Highlight: WStanding in St. Marco’s Square with pigeons landing on our arms and head.
Lowlight: The unexpected extra cost of staying at the campground. We thought we’d be tenting, but ended up in a little trailer. Then it cost an extra 10 E to get to the mainland by ferry.
Fun Fact: Venice is built on an archipelago of 118 islands formed by about 150 canals in a shallow lagoon. (From Wikipedia).
Money spent: €54
Ben Frustration Index(BFI): 0
Pairs of clean underwear left: 12
Book Page: 303
We woke up at 6 am this morning to catch an early train to Venezia (Venice). I considered calling Mom because it was still Mother’s Day in Canada and I couldn’t get a hold of her the day before. But it was 11 PM in Winnipeg and I thought my Mother’s Day gift would be letting her sleep.
We managed to get some sleep on the train – it was deserted and we had a compartment to ourselves. I slept for an hour and Ben (in the most uncomfortable looking position – see pictures) slept for maybe 2. I spent most of the ride reading and took a few breaks to whoop Ben in gin and crib.
Now, you have to understand Venice is an island that is connected to the mainland with a big bridge that carries cars and trains. It’s really expensive to stay on the island, so we checked into a campground on the mainland. We thought we’d be staying in tents but instead we ended up in trailers. The price was still cheap, so we were happy. The campground seemed really peaceful and we have a private 2 bed trailer. You can hear crickets chirping. The only downside is it’s a pain in the butt to get to the island. We took a ferry, but it cost us 10 E.

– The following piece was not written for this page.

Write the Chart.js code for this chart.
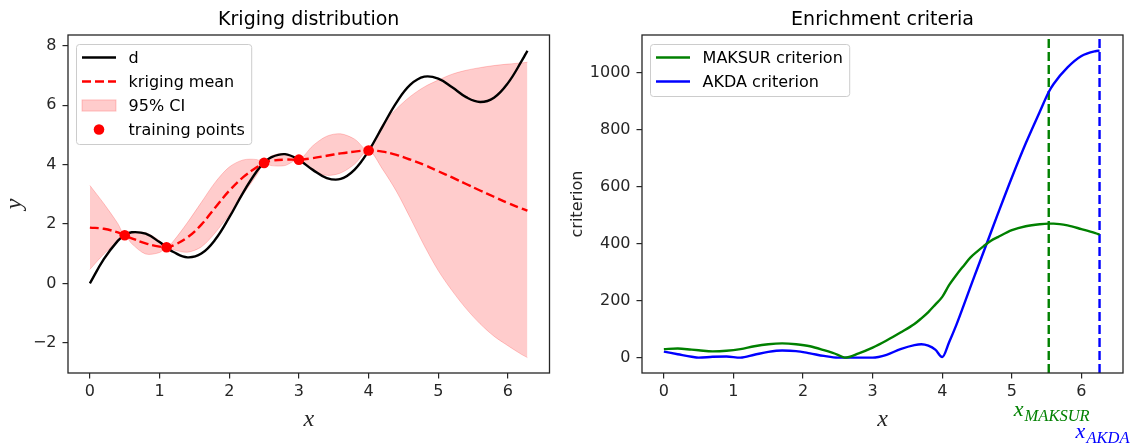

We spent the afternoon in Venice walking around and getting lost. With all the windy little streets it’s not hard to get disoriented. They have lots of signs pointing tourists in the right direction, but they don’t help much.
Venice is pretty cool. There are canals everywhere. The big ones have water busses running down them. The small ones have gondoliers and citizens in boats moving stuff around. Since there are no cars in the city, people use boats to move groceries, building supplies, etc. Some of the small canals did stink like sewage, but it wasn’t too bad.
The Venetian glass souvenirs are very reasonably priced. I debated getting some as souvenirs, but I’m worried it won’t survive the rest of the trip in my bag.